Пренебрежение к «кухне рисования» – естественное следствие имперского сознания; продукция одинокого ремесленника, сомнения одинокого философа более не в цене; преклонения перед «ремеслом» уже нет, рисование лишилось своего пьедестала. Вскоре Рубенс будет перепоручать ученикам погонные метры своих холстов: важен ошеломляющий результат, а не алхимия творчества. Для Жана Бодена, визирующего Ренессанс со стороны, доминирующая роль живописи не очевидна; живопись для Бодена – декорация больших общественных решений; Жан Боден считает связующим веществом мира историческое знание и политику, закон и право. Боден полагает, что существуют науки и искусства, суть которых «состоит в деятельности», и требуется разнородность таких занятий обобщить общим планом. Мысль Бодена можно толковать в духе Платона; но роль эйдоса в таком рассуждении играет «государственное устройство», а не мировая идея. Боден следует не столько Платону, сколько Квинтилиану. Ритор I в. Квинтилиан считал, что есть области деятельности, содержание которых исчерпывается производительной функцией, называя в числе таковых живопись. Живопись, понятая как служебная дисциплина, должна осуществлять (по Квинтилиану и Бодену) производительную функцию. Производительной функцией, например, является идеологическая пропаганда – это нужно империи. Как было произведение сделано – безразлично, важен эффект, произведенный продукцией. Для картины Сезанна или Микеланджело все обстоит наоборот: мастер хочет понять, а произведение есть побочный продукт размышлений.
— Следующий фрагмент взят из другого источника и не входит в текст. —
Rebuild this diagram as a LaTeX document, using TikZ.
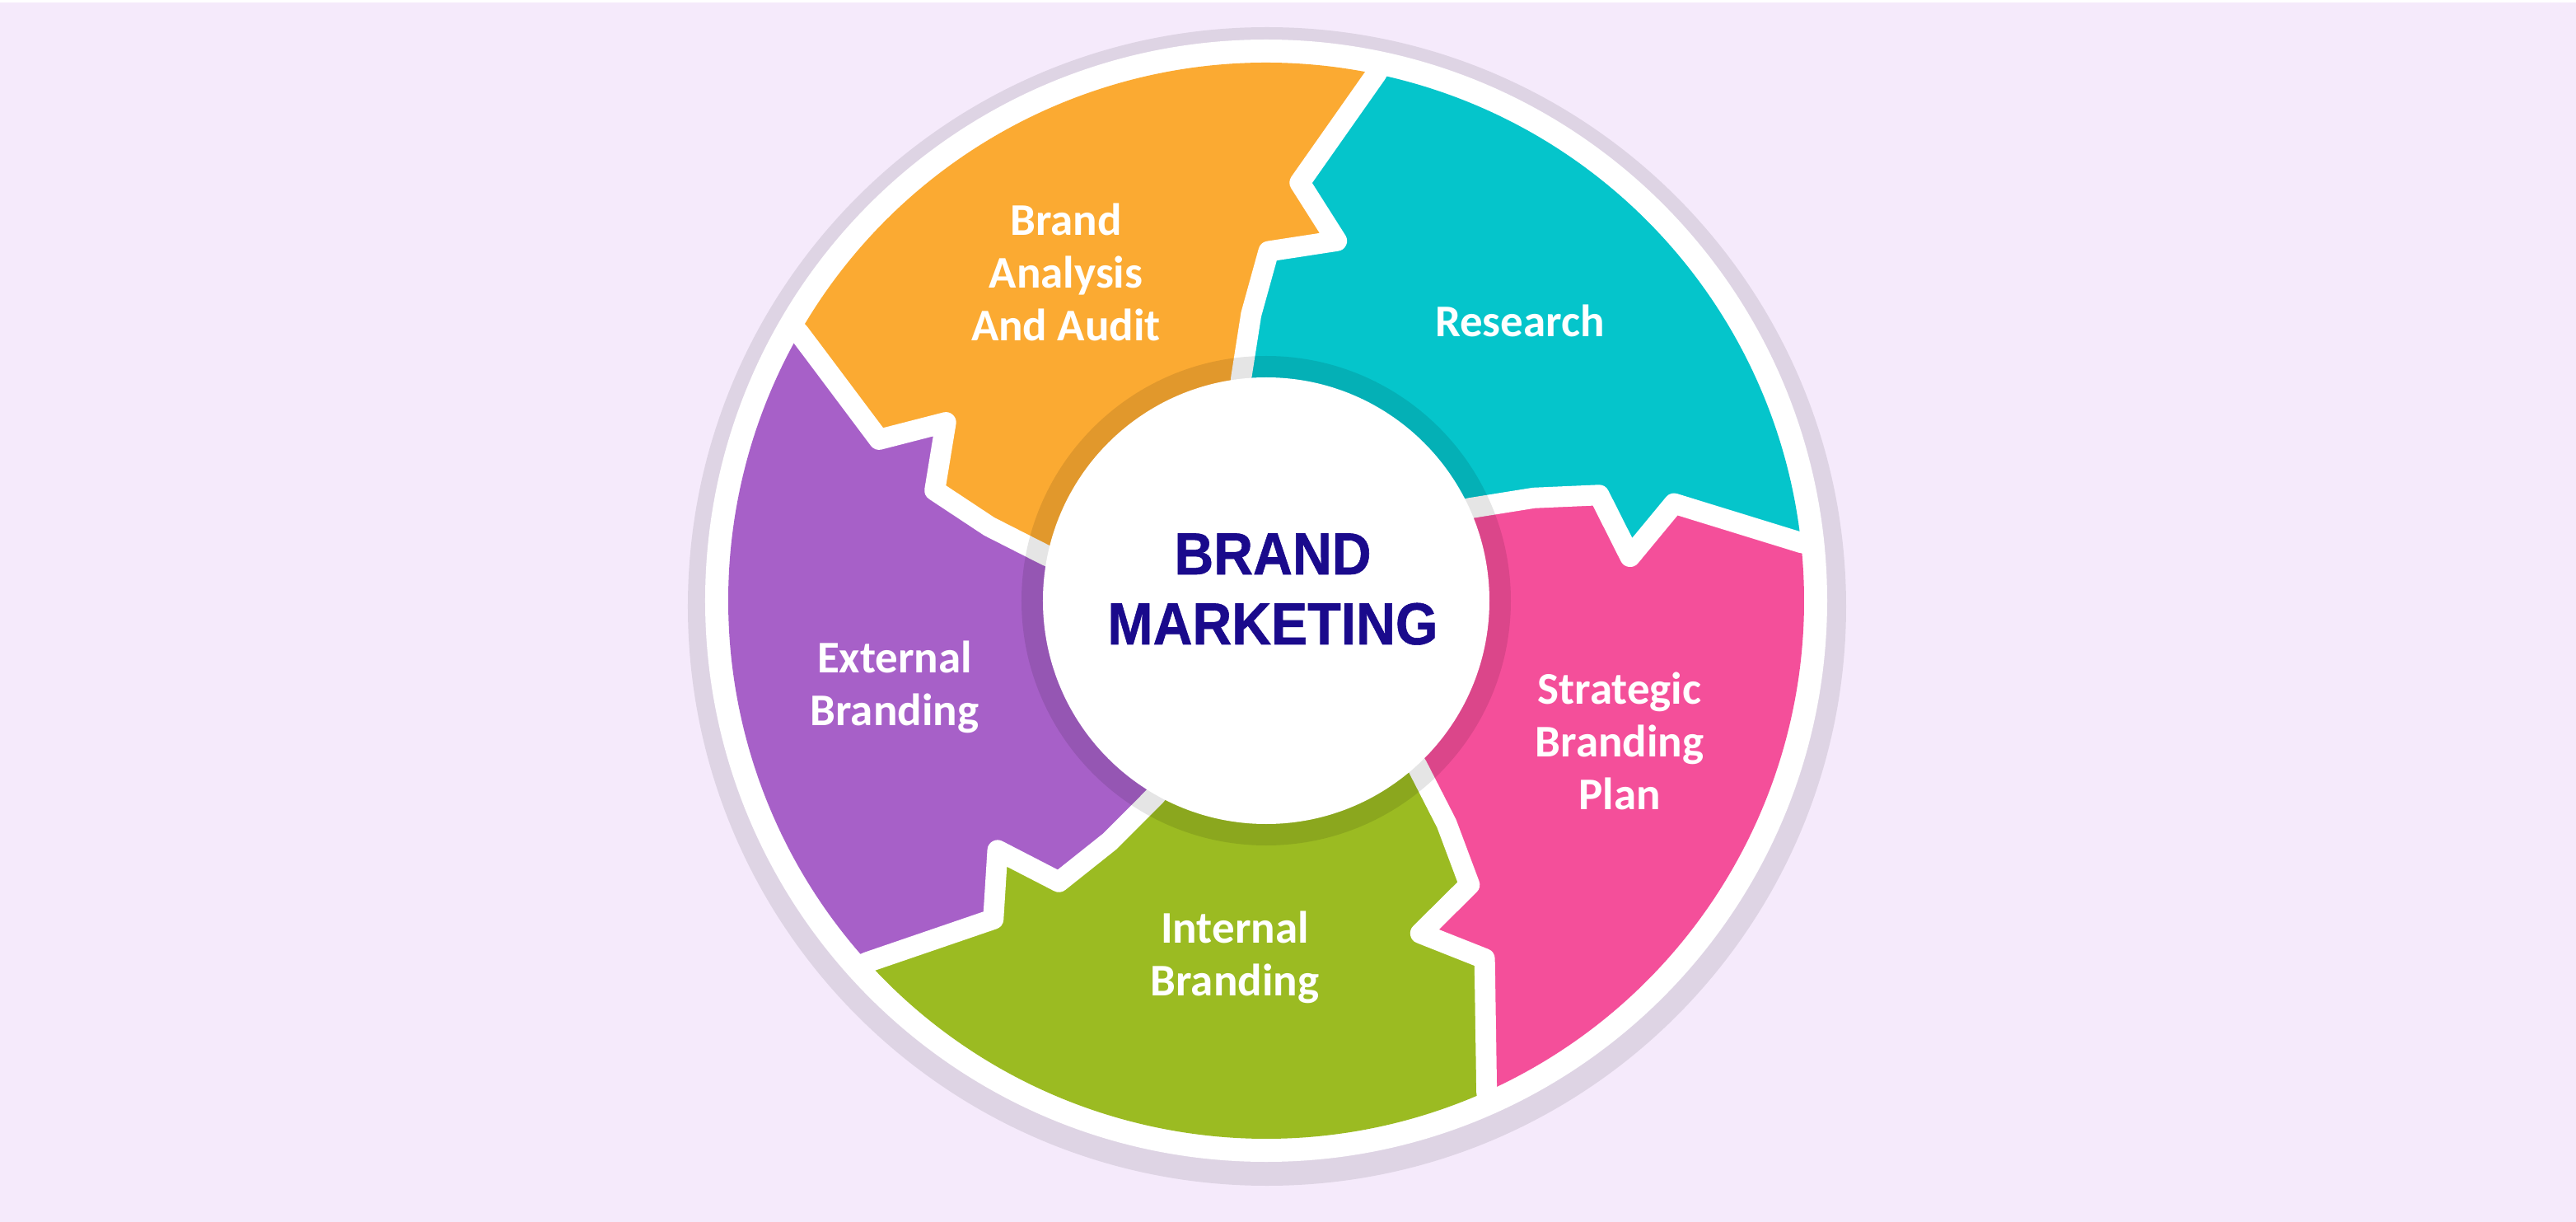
\documentclass[tikz,border=0pt]{standalone}
\usepackage{fontspec}
\newfontfamily\lblfamily{Carlito}
\newfontfamily\ttlfamily{Liberation Sans Bold}[FakeStretch=0.92, FakeBold=0.8]
\definecolor{bgc}{HTML}{F5EAFB}
\definecolor{ringc}{HTML}{DED4E4}
\definecolor{auditc}{HTML}{FBAA32}
\definecolor{researchc}{HTML}{05C5CB}
\definecolor{planc}{HTML}{F44F9A}
\definecolor{internalc}{HTML}{9BBB22}
\definecolor{externalc}{HTML}{A760C8}
\definecolor{titlec}{HTML}{1A0A8C}
\begin{document}
\begin{tikzpicture}[x=1pt, y=1pt,
    band/.style={white, line width=25, line join=round},
    lbl/.style={white, align=center, anchor=base, inner sep=0,
      font=\lblfamily\bfseries\fontsize{55}{64}\selectfont},
    ttl/.style={titlec, align=center, anchor=base, inner sep=0,
      font=\ttlfamily\fontsize{72}{85}\selectfont}]
    % background
    \fill[bgc] (-1537,-754) rectangle (1590,729);
    \fill[white] (-1537,726) rectangle (1590,729);
    \fill[ringc] (1,-7) circle (703);
    \fill[white] (0,0) circle (681);
    % coloured steps
    \foreach \a/\c in {89.6/researchc, 17.6/planc, -54.4/internalc, -126.4/externalc, -198.4/auditc}
        \fill[\c] (0,0) -- ({\a+6.8}:272) -- ({\a+3.4}:348) -- (\a:424) -- ({\a-10.7}:445)
            -- ({\a-4.2}:509) -- ({\a-11.4}:653)
            arc[start angle={\a-11.4}, end angle={\a-83.4}, radius=653]
            -- ({\a-76.2}:509) -- ({\a-82.7}:445) -- ({\a-72}:424) -- ({\a-68.6}:348)
            -- ({\a-65.2}:272) -- cycle;
    % white arrow edges
    \foreach \a in {89.6,17.6,-54.4,-126.4,-198.4}
        \draw[band] ({\a+8.2}:240) -- ({\a+6.8}:272) -- ({\a+3.4}:348) -- (\a:424)
            -- ({\a-10.7}:445) -- ({\a-4.2}:509) -- ({\a-11.4}:653) -- ({\a-12}:675);
    % hub
    \fill[black, opacity=0.1] (0,0) circle (297);
    \fill[white] (0,0) circle (271);
    % labels (base = last line)
    \node[ttl] (title) at (8,-53) {BRAND\\MARKETING};
    \node[lbl] (audit) at (-243,315) {Brand\\Analysis\\And Audit};
    \node[lbl] (research) at (308,320) {Research};
    \node[lbl] (plan) at (429,-253) {Strategic\\Branding\\Plan};
    \node[lbl] (external) at (-451,-151) {External\\Branding};
    \node[lbl] (internal) at (-38,-479) {Internal\\Branding};
\end{tikzpicture}
\end{document}
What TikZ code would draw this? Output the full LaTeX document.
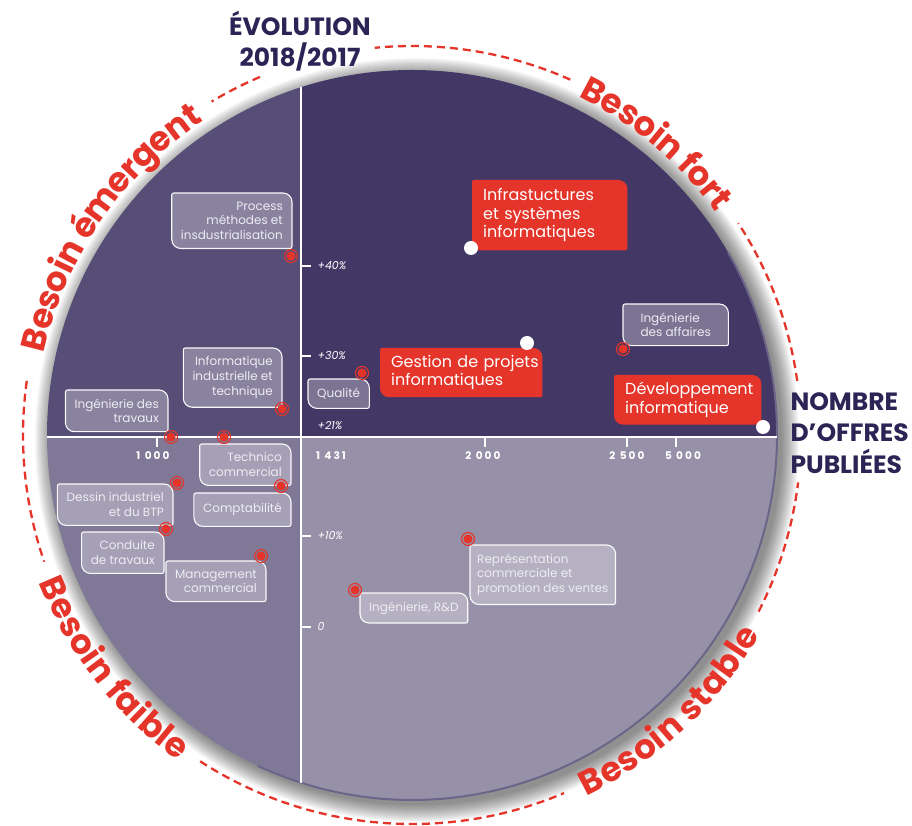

Сегодня зрители вольны толковать черные однообразно закрашенные фоны Караваджо, как специальный замысел мастера. Можно утверждать, что мир всегда погружен во мглу. И это означает (если принять техническую подробность исполнения за философское обобщение), что истина не есть онтологическое основание мира, но лишь частная ценность. Эта (совершенно ницшеанская) мысль подспудно ясна каждому зрителю и будоражит воображение. Христос, Матфей, Савл или Петр, Магдалина, Вакх или мальчик с грушей – все погружены в одинаковый черный мрак, ровно и равнодушно закрашенный. В этой гладкой черноте есть объективный приговор усилиям гуманистов и романтике.
Роберто Лонги считает, что «в новом, присущем сугубо ему одному (Караваджо. – М.К.) представлении о свете и тени, в новой шкале замера двух этих величин» заключается подлинная революция. Суть новаторства Лонги описывает так: «Наперекор сверхиндивидуализму Ренессанса и маньеристов, наперекор, главным образом, самому Микеланджело-сверхчеловеку – отчего Кардучо уже в 1633 г. назовет Караваджо «Анти-Микеланджело» – Караваджо впервые думает о том, что эмоциональная судьба изображаемого события может зависеть от совершенно постороннего и независимого от человека элемента (…) Он первый замечает, что не всегда свет и тень вырисовывают тела в той степени их физической полноты и законченности, которая столь податлива мифологизациям; что порой, напротив, обилие света растворяет тела вплоть до неузнаваемости, а густая тень поглощает их вплоть до исчезновения; иногда даже кажется, что они меняют их суть, их материальную видимость». То есть Лонги подтверждает, что тьма, покрывающая лица и фигуры, меняет суть героев (микеланджеловских титанов), и Лонги считает, что изменение – естественное следствие освещения. Караваджо, согласно Лонги, не следует «сверхиндивидуализму», но подчиняется объективным законам природы. Лонги пишет:
«Но поскольку для глаза реальным является то, что ему видится, а не то, что на самом деле есть (верно же, что материальная природа – это область науки, а нематериальная витает в метафизических облаках), то что иное может изобразить и предъявить «натуральный» художник, как не видимость, впечатление, оставленное в нас той или другой вещью?»